§ TASK DIRECTIONS:
For the data below, transcribe the part that opens with the line containing "Write a component" and closes with the line containing "scaleBand, scaleLinear, format", exactly and with no pictures.

=== TASK INPUTS ===

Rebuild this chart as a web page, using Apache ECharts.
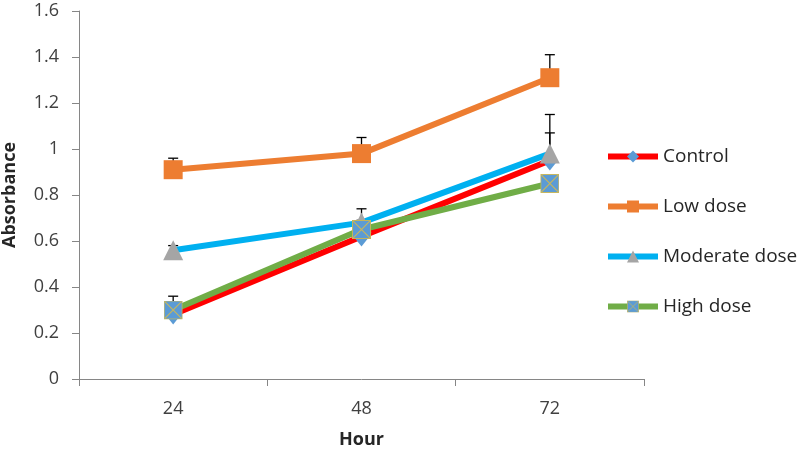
<!DOCTYPE html>
<html><head><meta charset="utf-8">
<script src="https://cdn.jsdelivr.net/npm/echarts@6/dist/echarts.min.js"></script>
<style>html,body{margin:0;padding:0;background:#fff}#c{width:798px;height:454px}</style>
</head><body><div id="c"></div>
<script>
var categories = ['24', '48', '72'];
var seriesNames = ['Control', 'Low dose', 'Moderate dose', 'High dose'];
var control = [0.28, 0.62, 0.95];
var lowDose = [0.91, 0.98, 1.31];
var moderateDose = [0.56, 0.68, 0.98];
var highDose = [0.30, 0.65, 0.85];
var controlErr = [0.03, 0.03, 0.12];
var lowDoseErr = [0.05, 0.07, 0.10];
var moderateDoseErr = [0.02, 0.06, 0.17];
var highDoseErr = [0.06, 0.04, 0.02];
var yTicks = { min: 0, max: 1.6, interval: 0.2 };

var FONT = 'Open Sans';
var hdSvg = '<svg xmlns="http://www.w3.org/2000/svg" width="20" height="20" viewBox="0 0 20 20">' +
  '<rect x="0.5" y="0.5" width="19" height="19" fill="#5B9BD5" stroke="#C8B65A" stroke-width="1"/>' +
  '<path d="M1 1 L19 19 M19 1 L1 19" stroke="#C8B65A" stroke-width="1.2"/></svg>';
var hdSymbol = 'image://data:image/svg+xml;charset=utf-8,' + encodeURIComponent(hdSvg);

var lineColors = ['#FF0000', '#ED7D31', '#00B0F0', '#70AD47'];
var markerColors = ['#5B9BD5', '#ED7D31', '#A5A5A5', '#5B9BD5'];
var symbols = ['diamond', 'rect', 'triangle', hdSymbol];
var symbolSizes = [[16, 20], 19, [20, 20], 19];
var datas = [control, lowDose, moderateDose, highDose];
var errs = [controlErr, lowDoseErr, moderateDoseErr, highDoseErr];

var series = [];
datas.forEach(function (d, si) {
  series.push({
    type: 'custom',
    name: seriesNames[si] + ' err',
    silent: true,
    z: 1,
    data: d.map(function (v, i) { return [i, v, v + errs[si][i]]; }),
    renderItem: function (params, api) {
      var p0 = api.coord([api.value(0), api.value(1)]);
      var p1 = api.coord([api.value(0), api.value(2)]);
      var w = 5;
      return {
        type: 'group',
        children: [
          { type: 'line', shape: { x1: p0[0], y1: p0[1], x2: p1[0], y2: p1[1] }, style: { stroke: '#000', lineWidth: 1.3 } },
          { type: 'line', shape: { x1: p1[0] - w, y1: p1[1], x2: p1[0] + w, y2: p1[1] }, style: { stroke: '#000', lineWidth: 1.3 } }
        ]
      };
    }
  });
});
datas.forEach(function (d, si) {
  series.push({
    type: 'line',
    name: seriesNames[si],
    data: d,
    z: 2 + si,
    symbol: symbols[si],
    symbolSize: symbolSizes[si],
    showAllSymbol: true,
    lineStyle: { color: lineColors[si], width: 6 },
    itemStyle: { color: markerColors[si], borderWidth: 0 },
    emphasis: { disabled: true },
    animation: false
  });
});

var chart = echarts.init(document.getElementById('c'), null, { renderer: 'canvas' });
chart.setOption({
  animation: false,
  backgroundColor: '#fff',
  grid: { left: 79, right: 154, top: 11, bottom: 75, containLabel: false, outerBoundsMode: 'none' },
  legend: {
    orient: 'vertical',
    left: 600,
    top: 142,
    data: seriesNames,
    itemWidth: 50,
    itemHeight: 15,
    itemGap: 31,
    lineStyle: { width: 6 },
    textStyle: { fontFamily: FONT, fontSize: 19, lineHeight: 19, color: '#262626' },
    selectedMode: false
  },
  xAxis: {
    type: 'category',
    data: categories,
    boundaryGap: true,
    name: 'Hour',
    nameLocation: 'middle',
    nameGap: 52,
    nameTextStyle: { fontFamily: FONT, fontSize: 18, fontWeight: 'bold', color: '#262626' },
    axisLine: { show: true, lineStyle: { color: '#868686', width: 1 } },
    axisTick: { show: true, length: 7, alignWithLabel: false, lineStyle: { color: '#868686' } },
    axisLabel: { fontFamily: FONT, fontSize: 18, color: '#404040', margin: 21 },
    splitLine: { show: false }
  },
  yAxis: {
    type: 'value',
    min: yTicks.min,
    max: yTicks.max,
    interval: yTicks.interval,
    name: 'Absorbance',
    nameLocation: 'middle',
    nameGap: 60,
    nameTextStyle: { fontFamily: FONT, fontSize: 18, fontWeight: 'bold', color: '#262626' },
    axisLine: { show: true, lineStyle: { color: '#868686', width: 1 } },
    axisTick: { show: true, length: 7, lineStyle: { color: '#868686' } },
    axisLabel: { fontFamily: FONT, fontSize: 18, color: '#404040', margin: 20 },
    splitLine: { show: false }
  },
  series: series
});
</script></body></html>
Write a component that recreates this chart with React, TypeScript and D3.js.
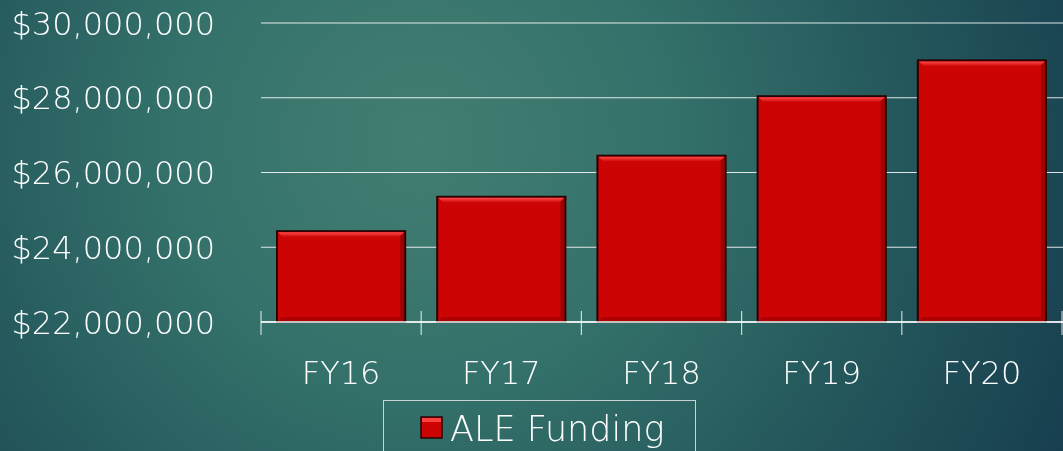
import React from "react";
import { scaleBand, scaleLinear, format } from "d3";

const categories = ["FY16", "FY17", "FY18", "FY19", "FY20"];
const aleFunding = [24430000, 25350000, 26450000, 28040000, 29000000];
const yTicks = [22000000, 24000000, 26000000, 28000000, 30000000];
const seriesName = "ALE Funding";

const width = 1063;
const height = 451;
const margin = { top: 23, right: 1, bottom: 129, left: 261 };
const font = "'DejaVu Sans', sans-serif";

const App = () => {
    const innerWidth = width - margin.left - margin.right;
    const innerHeight = height - margin.top - margin.bottom;

    const xScale = scaleBand<string>()
        .domain(categories)
        .range([0, innerWidth])
        .paddingInner(0.2)
        .paddingOuter(0.1);
    const yScale = scaleLinear()
        .domain([22000000, 30000000])
        .range([innerHeight, 0]);
    const money = (v: number) => "$" + format(",")(v);
    const step = innerWidth / categories.length;

    return (
        <div style={{ position: "fixed", left: 0, top: 0 }}>
            <svg width={width} height={height} style={{ display: "block" }}>
                <defs>
                    <radialGradient
                        id="bg"
                        cx={420}
                        cy={140}
                        r={720}
                        gradientUnits="userSpaceOnUse"
                    >
                        <stop offset="0" stopColor="#427e71" />
                        <stop offset="0.35" stopColor="#34716a" />
                        <stop offset="0.65" stopColor="#25595d" />
                        <stop offset="1" stopColor="#173e4f" />
                    </radialGradient>
                    <linearGradient id="barTop" x1="0" y1="0" x2="0" y2="1">
                        <stop offset="0" stopColor="#ff4a4a" />
                        <stop offset="1" stopColor="#cc0404" />
                    </linearGradient>
                </defs>
                <rect width={width} height={height} fill="url(#bg)" />
                <g transform={`translate(${margin.left},${margin.top})`}>
                    {yTicks.map((t) => (
                        <g key={t}>
                            <line
                                x1={0}
                                x2={innerWidth + 1}
                                y1={yScale(t)}
                                y2={yScale(t)}
                                stroke="#ffffff"
                                strokeOpacity={0.85}
                                strokeWidth={1.2}
                            />
                            <text
                                x={-46}
                                y={yScale(t)}
                                dy="0.36em"
                                textAnchor="end"
                                fill="#ffffff"
                                fontFamily={font}
                                fontWeight={200}
                                fontSize={32}
                            >
                                {money(t)}
                            </text>
                        </g>
                    ))}
                    {categories.map((c, i) => {
                        const x = xScale(c) as number;
                        const y = yScale(aleFunding[i]);
                        const w = xScale.bandwidth();
                        const h = innerHeight - y;
                        return (
                            <g key={c}>
                                <rect
                                    x={x}
                                    y={y}
                                    width={w}
                                    height={h}
                                    fill="#cc0404"
                                    stroke="#2a0000"
                                    strokeWidth={2}
                                />
                                <polygon
                                    points={`${x + 1},${y + 1} ${x + w - 1},${y + 1} ${x + w - 6},${y + 6} ${x + 6},${y + 6}`}
                                    fill="url(#barTop)"
                                />
                                <polygon
                                    points={`${x + w - 1},${y + 1} ${x + w - 1},${y + h} ${x + w - 5},${y + h - 4} ${x + w - 5},${y + 5}`}
                                    fill="#8a0000"
                                    opacity={0.7}
                                />
                                <polygon
                                    points={`${x + 1},${y + h - 1} ${x + w - 1},${y + h - 1} ${x + w - 5},${y + h - 5} ${x + 5},${y + h - 5}`}
                                    fill="#9a0000"
                                    opacity={0.6}
                                />
                                <text
                                    x={x + w / 2}
                                    y={innerHeight + 50}
                                    dy="0.36em"
                                    textAnchor="middle"
                                    fill="#ffffff"
                                    fontFamily={font}
                                    fontWeight={200}
                                    fontSize={32}
                                >
                                    {c}
                                </text>
                            </g>
                        );
                    })}
                    <line
                        x1={0}
                        x2={innerWidth + 1}
                        y1={innerHeight}
                        y2={innerHeight}
                        stroke="#ffffff"
                        strokeWidth={1.5}
                    />
                    {categories.concat([""]).map((c, i) => (
                        <line
                            key={"t" + i}
                            x1={i * step}
                            x2={i * step}
                            y1={innerHeight - 11}
                            y2={innerHeight + 13}
                            stroke="#ffffff"
                            strokeOpacity={0.75}
                            strokeWidth={1.2}
                        />
                    ))}
                </g>
                <g transform="translate(383,400)">
                    <rect
                        x={0.5}
                        y={0.5}
                        width={312}
                        height={60}
                        fill="none"
                        stroke="#c8d4d4"
                        strokeWidth={1}
                    />
                    <rect
                        x={38}
                        y={17}
                        width={21}
                        height={21}
                        fill="#cc0404"
                        stroke="#2a0000"
                        strokeWidth={1.5}
                    />
                    <rect x={39} y={18} width={19} height={4} fill="#ff4040" />
                    <text
                        x={67}
                        y={28}
                        dy="0.36em"
                        fill="#ffffff"
                        fontFamily={font}
                        fontWeight={200}
                        fontSize={35}
                    >
                        {seriesName}
                    </text>
                </g>
            </svg>
        </div>
    );
};

export default App;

===

§ SOLUTION TO THE EXERCISE:
Write a component that recreates this chart with React, TypeScript and D3.js.
import React from "react";
import { scaleBand, scaleLinear, format } from "d3";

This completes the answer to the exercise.